We had a lovely time strolling through classrooms and old-fashioned cloak rooms.  My husband, a not-particularly-sentimental person, took me to the classroom where he had attended each of the grades and remembered each teacher—his favorite teacher and others who challenged him.  The halls were filled with the children who attend the school today along with their families, but we had the chance to talk with some of today’s teachers and to look at the work posted on classroom walls and in hallways.  The teachers have been thinking with children about the passage of time.  The word “centennial” seemed to be a prominent vocabulary word for all the grades, and there were news stories posted here and there about major events in each of the school’s ten decades.

I was delighted to realize that we were not seeing anything about the massive testing that has invaded this public school and all the other elementary schools across the country.  Instead, there was evidence of thinking and writing and a conceptual approach to reading and learning.  And we saw today’s teachers enjoying a happy time with children and their families.

But today’s test-and-punish realities are affecting the teachers we observed, despite the celebratory atmosphere during our Sunday afternoon visit.  President Bush’s No Child Left Behind Act and President Obama’s competitive programs like Race to the Top are demanding better test scores without significant additional federal investment. Teachers are being expected to work harder and smarter and do more with less. One result all across America has been the widespread scapegoating of school teachers when scores don’t rise fast enough. To qualify for No Child Left Behind waivers, states must incorporate students’ standardized test scores to at least some degree in the formal evaluations of teachers.

While the attack on teachers feels monolithic, there is growing push-back.  Columnist Myra Blackmon, writing for the Athens, Georgia Banner-Herald, celebrates the school teachers who, during an unusual Georgia winter snowstorm, stayed with children and helped them survive a night at school when they could not get home.  “There is no way student test scores can be used to evaluate those teachers.  There is not a metric to measure commitment to children.  Nor is there a way to measure teachers’ long-term impact on lives and families.”  Blackmon quotes sociologist William Julius Wilson: “But the person who scored well on an SAT will not necessarily be the best doctor or the best lawyer or the best businessman.  These tests do not measure character, leadership, creativity, perseverance.”

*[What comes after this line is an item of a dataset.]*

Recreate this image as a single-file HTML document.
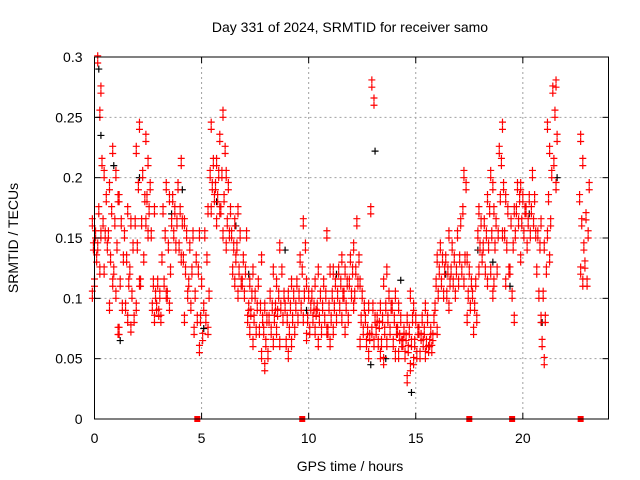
<!DOCTYPE html>
<html><head><meta charset="utf-8"><style>
html,body{margin:0;padding:0;background:#fff}
svg{display:block;font-family:"Liberation Sans",sans-serif}
</style></head><body>
<svg id="chart" width="640" height="480" viewBox="0 0 640 480" xmlns="http://www.w3.org/2000/svg">
<rect x="0" y="0" width="640" height="480" fill="#fff"/>
<text x="350" y="32" font-size="14" text-anchor="middle">Day 331 of 2024, SRMTID for receiver samo</text>
<text x="350" y="471" font-size="14" text-anchor="middle">GPS time / hours</text>
<text transform="translate(18,238) rotate(-90)" font-size="14" text-anchor="middle">SRMTID / TECUs</text>
<g id="grid"></g>
<g id="black"></g>
<g id="red"></g>
<g id="axes"></g>
</svg>
<script>
const xTicks=[0,5,10,15,20];
const yTicks=[0,0.05,0.1,0.15,0.2,0.25,0.3];
const yTickLabels=["0","0.05","0.1","0.15","0.2","0.25","0.3"];
const redTimes=[0,0.25,0.5,0.75,1,1.25,1.5,1.75,2,2.25,2.5,2.75,3,3.25,3.5,3.75,4,4.25,4.5,4.75,5,5.25,5.5,5.75,6,6.25,6.5,6.75,7,7.25,7.5,7.75,8,8.25,8.5,8.75,9,9.25,9.5,9.75,10,10.25,10.5,10.75,11,11.25,11.5,11.75,12,12.25,12.5,12.75,13,13.25,13.5,13.75,14,14.25,14.5,14.75,15,15.25,15.5,15.75,16,16.25,16.5,16.75,17,17.25,17.5,17.75,18,18.25,18.5,18.75,19,19.25,19.5,19.75,20,20.25,20.5,20.75,21,21.25,21.5,22.75,23];
const redVals=[
[.10,.11,.13,.14,.15,.16],[.27,.295,.25,.21,.17,.15,.14,.12],[.20,.18,.16,.15,.14,.12],[.22,.19,.17,.15,.13,.11,.09],
[.20,.18,.16,.14,.12,.10,.07],[.18,.16,.13,.11,.09,.07],[.17,.15,.13,.11,.09,.08],[.16,.14,.12,.10,.08,.072],
[.24,.22,.19,.16,.14,.11,.09],[.20,.18,.16,.13,.11],[.23,.21,.19,.18,.17,.16,.15],[.17,.15,.11,.10,.09,.08],
[.11,.10,.09,.085,.08],[.19,.17,.15,.13,.11,.10],[.18,.16,.14,.12,.10,.09],[.18,.17,.16,.15,.14],
[.21,.19,.17,.16,.14,.13],[.16,.15,.13,.12,.10,.08],[.15,.14,.12,.11,.09],[.13,.12,.10,.08,.07],
[.15,.11,.09,.08,.065,.055],[.17,.15,.13,.10,.08,.07],[.24,.21,.20,.19,.18,.17],[.23,.21,.20,.19,.18,.17,.16],
[.25,.22,.20,.18,.17,.15],[.20,.19,.17,.16,.15,.14],[.16,.15,.14,.13,.12,.11],[.17,.15,.14,.12,.11,.10],
[.15,.13,.12,.11,.10],[.11,.10,.09,.085,.08,.07],[.12,.10,.09,.08,.07,.06],[.13,.11,.09,.08,.07,.05],
[.09,.08,.07,.06,.05,.04],[.12,.10,.09,.08,.07,.06],[.11,.10,.09,.085,.08,.07],[.14,.12,.10,.09,.08,.06],
[.10,.09,.08,.07,.06,.05],[.11,.10,.09,.08,.07,.06],[.13,.11,.10,.09,.08],[.16,.14,.12,.10,.09,.08],
[.11,.10,.09,.08,.07,.065],[.11,.10,.09,.085,.08,.07],[.12,.10,.09,.08,.07,.06],[.15,.11,.10,.09,.08,.07],
[.12,.10,.09,.08,.07,.06],[.12,.11,.10,.09,.08,.07],[.13,.12,.11,.10,.09,.08],[.12,.11,.10,.09,.08,.07],
[.14,.13,.12,.11,.10,.09],[.16,.13,.12,.11,.10],[.11,.10,.09,.08,.07,.06],[.09,.08,.07,.065,.06,.05],
[.275,.26,.17,.09,.08,.07,.06],[.09,.08,.075,.07,.06,.05],[.11,.09,.08,.07,.06,.045],[.12,.10,.09,.08,.07,.06],
[.10,.09,.08,.07,.06,.05],[.09,.08,.07,.065,.06,.05],[.08,.07,.065,.06,.05,.03],[.10,.08,.07,.06,.055,.04],
[.09,.08,.07,.06,.05,.045],[.08,.07,.065,.06,.05],[.09,.08,.07,.06,.055,.05],[.08,.07,.065,.06,.055],
[.13,.12,.11,.10,.09,.07],[.14,.13,.12,.11,.10],[.15,.13,.12,.11,.10,.09],[.14,.13,.12,.11,.10],
[.16,.15,.13,.12,.11],[.20,.19,.17,.13,.12,.11],[.13,.12,.11,.10,.09,.08],[.11,.10,.09,.08,.07],
[.17,.16,.15,.14,.13,.12],[.18,.16,.15,.14,.12,.11],[.20,.19,.17,.15,.14,.12,.10],[.17,.16,.15,.14,.12,.11],
[.24,.22,.21,.19,.18,.15],[.18,.17,.15,.14,.12,.11],[.17,.16,.14,.12,.10,.08],[.19,.18,.17,.16,.15],
[.19,.18,.17,.16,.15,.13],[.18,.17,.16,.15,.14],[.20,.18,.17,.16,.15],[.16,.15,.14,.12,.10,.08],
[.14,.12,.10,.08,.06,.045],[.24,.22,.20,.18,.16,.15,.13],[.275,.27,.25,.23,.21,.19],[.23,.21,.18,.16,.14,.12,.11],
[.19,.165,.15,.125,.11]];
const blackTimes=[0.2,0.3,0.9,1.2,2.1,3.6,4.1,5.1,5.7,6.6,7.2,8.9,9.9,11.3,12.9,13.1,13.6,14.3,14.8,16.4,17.9,18.6,19.4,20.3,20.9,21.6];
const blackVals=[.29,.235,.21,.065,.20,.17,.19,.075,.18,.16,.12,.14,.09,.12,.045,.222,.05,.115,.022,.12,.14,.13,.11,.17,.08,.20];
const markerTimes=[4.8,9.7,17.5,19.5,22.7];

const X0=94.5,X1=608.5,Y0=419,Y1=57,XMAX=24,YMAX=0.3;
const sx=t=>X0+(X1-X0)*t/XMAX, sy=v=>Y0-(Y0-Y1)*v/YMAX;
const NS="http://www.w3.org/2000/svg";
function mk(tag,attrs,parent){const e=document.createElementNS(NS,tag);for(const k in attrs)e.setAttribute(k,attrs[k]);parent.appendChild(e);return e;}
const grid=document.getElementById('grid'),axes=document.getElementById('axes');
const red=document.getElementById('red'),black=document.getElementById('black');
xTicks.forEach(t=>{const x=sx(t);
 if(t>0){const g=mk('line',{x1:x,x2:x,y1:Y0,y2:Y1,stroke:'#a0a0a0','stroke-dasharray':'2,3','stroke-width':1},grid);
 
 }
 mk('line',{x1:x,x2:x,y1:Y0,y2:Y0-6,stroke:'#000'},axes);
 mk('line',{x1:x,x2:x,y1:Y1,y2:Y1+6,stroke:'#000'},axes);
 const l=mk('text',{x:x,y:Y0+24,'font-size':14,'text-anchor':'middle'},axes);l.textContent=String(t);
 
 
});
yTicks.forEach((v,i)=>{const y=sy(v);
 if(v>0&&v<YMAX){const g=mk('line',{x1:X0,x2:X1,y1:y,y2:y,stroke:'#a0a0a0','stroke-dasharray':'2,3','stroke-width':1},grid);
 
 }
 mk('line',{x1:X0,x2:X0+6,y1:y,y2:y,stroke:'#000'},axes);
 mk('line',{x1:X1,x2:X1-6,y1:y,y2:y,stroke:'#000'},axes);
 const l=mk('text',{x:X0-12,y:y+5,'font-size':14,'text-anchor':'end'},axes);l.textContent=yTickLabels[i];
 
 
});
const fr=mk('rect',{x:X0,y:Y1,width:X1-X0,height:Y0-Y1,fill:'none',stroke:'#000','stroke-width':1},axes);


function plus(x,y,c,g){const p=mk('path',{d:`M${x-3.5} ${y}H${x+3.5}M${x} ${y-3.5}V${y+3.5}`,stroke:c,'stroke-width':1.2,fill:'none'},g);return p;}
blackTimes.forEach((t,i)=>{const p=plus(sx(t),sy(blackVals[i]),'#000',black);
 
 });
redTimes.forEach((t,i)=>{redVals[i].forEach((v,j)=>{
 const dt=((j*7+i*3)%5-2)*0.05;
 const p=plus(sx(t+dt),sy(v),'#ff0000',red);
 
 
 const p2=plus(sx(t+dt),sy(v+0.006),'#ff0000',red);
 
 
});});
markerTimes.forEach(t=>{const r=mk('rect',{x:sx(t)-3,y:Y0-3,width:6,height:6,fill:'#ff0000'},red);
 
 });
</script>
</body></html>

And in one of the best books written about public education in 2013, Improbable Scholars, David Kirp, professor of public policy at the University of California at Berkley, celebrates the qualities that cannot be measured in a group of great teachers, this time in Union City, New Jersey, a formerly struggling school district that was transformed as its teachers came together to improve the coordination of curriculum and teaching from grade to grade.  Kirp profiles one elementary school’s third grade teaching team: “It’s unlikely that these teachers would have been accepted by Teach for America.  They all grew up within a half hour’s drive from Union City and never moved away…  Only a higher education expert or someone who hails from northern New Jersey would have heard of the commuter schools—William Paterson, Jersey City, Stockton State, and the like—that they attended.  Their GPAs weren’t necessarily stellar, and while some of them are more naturally gifted teachers than others, they all had a hard time at the start of their teaching careers. The best explanation for their effectiveness is what they have learned—and keep learning—from their colleagues. Experience matters, of course, but these teachers improve, the passable ones becoming solid practitioners….  These professionals know and trust one another, for they can draw on their history of working together, and that eases the path to collaboration.” (Improbable Scholars, pp. 61-62)

U.S. Secretary of Education Arne Duncan is well known for saying, “We measure what we treasure.”  I wonder about that.  As my husband walked around his former third grade classroom and told me about his favorite teacher, Miss Gallagher, he wasn’t thinking about an experience he has any way of quantifying all these years later.